SUPPLIED DATA:
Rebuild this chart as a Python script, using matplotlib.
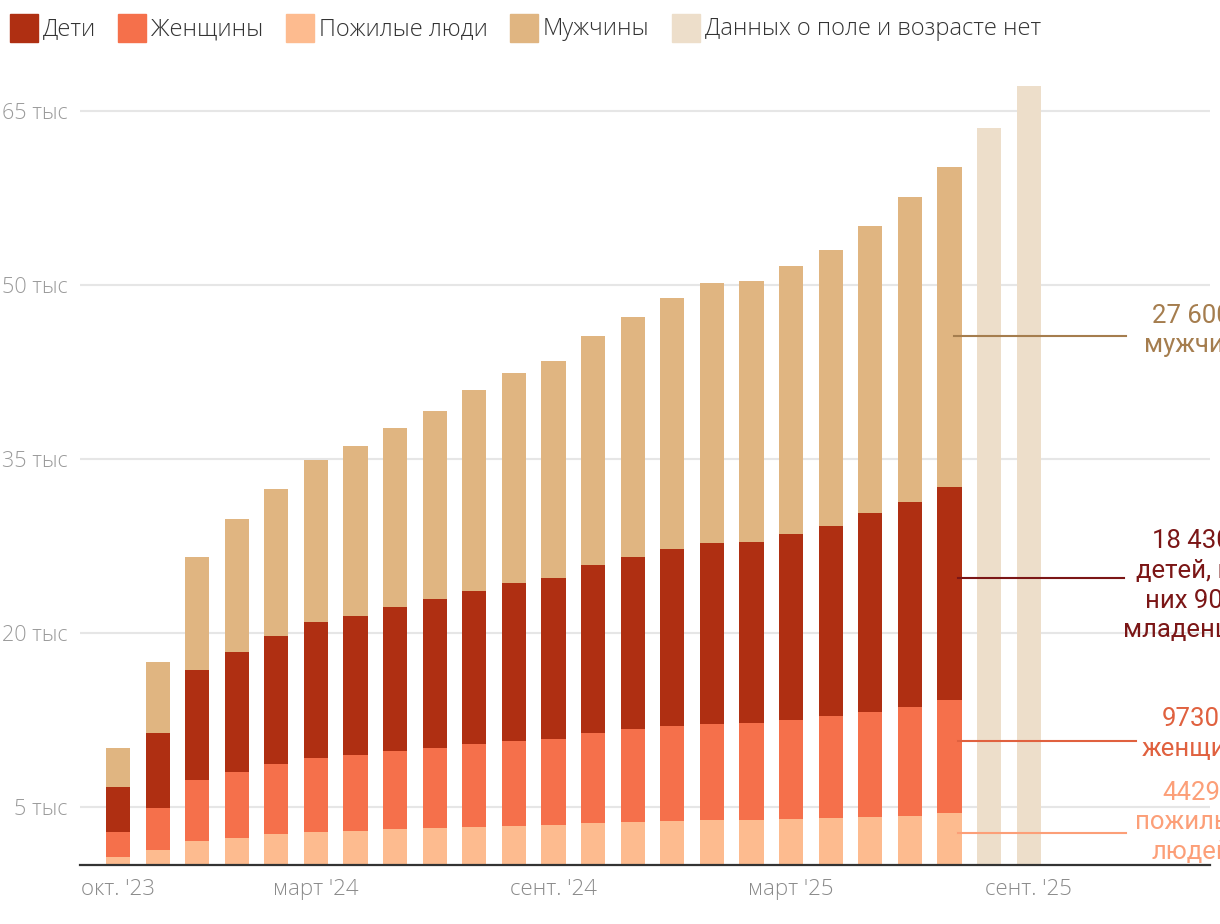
import matplotlib
matplotlib.use("Agg")
import matplotlib.pyplot as plt
from matplotlib.patches import Rectangle
import numpy as np

# data, persons per month (Oct 2023 .. Sep 2025)
months = ["2023-10", "2023-11", "2023-12", "2024-01", "2024-02", "2024-03",
          "2024-04", "2024-05", "2024-06", "2024-07", "2024-08", "2024-09",
          "2024-10", "2024-11", "2024-12", "2025-01", "2025-02", "2025-03",
          "2025-04", "2025-05", "2025-06", "2025-07", "2025-08", "2025-09"]
elderly = [660, 1270, 2040, 2300, 2650, 2800, 2900, 3070, 3160, 3260, 3360, 3420,
           3620, 3690, 3790, 3860, 3860, 3960, 4000, 4100, 4190, 4429]
women = [2140, 3630, 5260, 5700, 6050, 6400, 6550, 6730, 6890, 7180, 7310, 7420,
         7760, 8020, 8190, 8290, 8390, 8520, 8800, 9100, 9370, 9730]
children = [3900, 6450, 9500, 10300, 11000, 11700, 11950, 12400, 12850, 13160, 13630, 13860,
            14420, 14790, 15220, 15550, 15600, 16020, 16400, 17100, 17740, 18430]
men = [3350, 6120, 9700, 11500, 12700, 14000, 14700, 15470, 16240, 17350, 18110, 18750,
       19800, 20740, 21680, 22470, 22490, 23140, 23820, 24790, 26300, 27600]
no_data_total = [63500, 67100]

tick_idx = [0, 5, 11, 17, 23]
tick_labels = ["окт. '23", "март '24", "сент. '24", "март '25", "сент. '25"]
y_ticks = [5000, 20000, 35000, 50000, 65000]
y_labels = ["5 тыс", "20 тыс", "35 тыс", "50 тыс", "65 тыс"]

C_CHILD = "#af2f12"
C_WOMEN = "#f5704b"
C_OLD = "#fdbb8f"
C_MEN = "#e0b581"
C_NONE = "#eddeca"

plt.rcParams['font.family'] = ['Open Sans', 'DejaVu Sans']

fig = plt.figure(figsize=(12.2, 9.24), dpi=100)
ax = fig.add_axes([80/1220, (924-864.7)/924, 1130/1220, (864.7-75)/924])

n = len(elderly)
x = np.arange(n)
el = np.array(elderly)
wo = np.array(women)
ch = np.array(children)
mn = np.array(men)
w = 0.61
ax.bar(x, el, w, color=C_OLD, zorder=2)
ax.bar(x, wo, w, bottom=el, color=C_WOMEN, zorder=2)
ax.bar(x, ch, w, bottom=el + wo, color=C_CHILD, zorder=2)
ax.bar(x, mn, w, bottom=el + wo + ch, color=C_MEN, zorder=2)
x2 = np.arange(n, n + len(no_data_total))
ax.bar(x2, no_data_total, w, color=C_NONE, zorder=2)

ax.set_xlim(-0.96, 27.58)
ax.set_ylim(0, 68080)
ax.set_yticks(y_ticks)
ax.set_yticklabels(y_labels)
ax.set_xticks(tick_idx)
ax.set_xticklabels(tick_labels)
ax.grid(axis='y', color='#e6e6e6', lw=1.5, zorder=0)
for s in ['top', 'right', 'left']:
    ax.spines[s].set_visible(False)
ax.spines['bottom'].set_color('#333333')
ax.spines['bottom'].set_linewidth(1.6)
ax.tick_params(axis='y', length=0, pad=9, labelsize=15.5, labelcolor='#9a9a9a')
ax.tick_params(axis='x', length=0, pad=10, labelsize=16, labelcolor='#8a8a8a')
for t in ax.get_xticklabels() + ax.get_yticklabels():
    t.set_fontweight('light')

# annotations for last month with data
last = n - 1
line_y = [2730, 10660, 24700, 45600]
text_y = [3650, 11250, 24050, 46050]
texts = ["4429\nпожилых\nлюдей", "9730\nженщин", "18 430\nдетей, из\nних 900\nмладенцев",
         "27 600\nмужчин"]
t_colors = ["#fc9f78", "#e0613f", "#7b1616", "#a57d4e"]
l_starts = [0.22, 0.22, 0.22, 0.12]
l_ends = [25.45, 25.7, 25.4, 25.45]
for ly, ty, tx, c, ls, le in zip(line_y, text_y, texts, t_colors, l_starts, l_ends):
    ax.plot([last + ls, le], [ly, ly], color=c, lw=1.5, clip_on=False, zorder=3)
    ax.text(27.1, ty, tx, color=c, fontsize=18.5, family=['Roboto', 'DejaVu Sans'],
            ha='center', va='center', multialignment='center', linespacing=1.3,
            clip_on=False)

# legend
leg = [("Дети", C_CHILD, 10), ("Женщины", C_WOMEN, 118), ("Пожилые люди", C_OLD, 286),
       ("Мужчины", C_MEN, 510), ("Данных о поле и возрасте нет", C_NONE, 672)]
for name, c, px in leg:
    fig.patches.append(Rectangle((px/1220, 1 - 42/924), 28/1220, 28/924,
                                 transform=fig.transFigure, color=c))
    fig.text((px + 33)/1220, 1 - 29/924, name, fontsize=17, color='#333333',
             fontweight='light', va='center', ha='left')

fig.savefig("out.png", dpi=100)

WHAT THE TASK REQUIRES: Scan the lines for the string "matplotlib". Copy out each line that matches.

SOLUTION TO THIS TASK:
Rebuild this chart as a Python script, using matplotlib.
import matplotlib
matplotlib.use("Agg")
import matplotlib.pyplot as plt
from matplotlib.patches import Rectangle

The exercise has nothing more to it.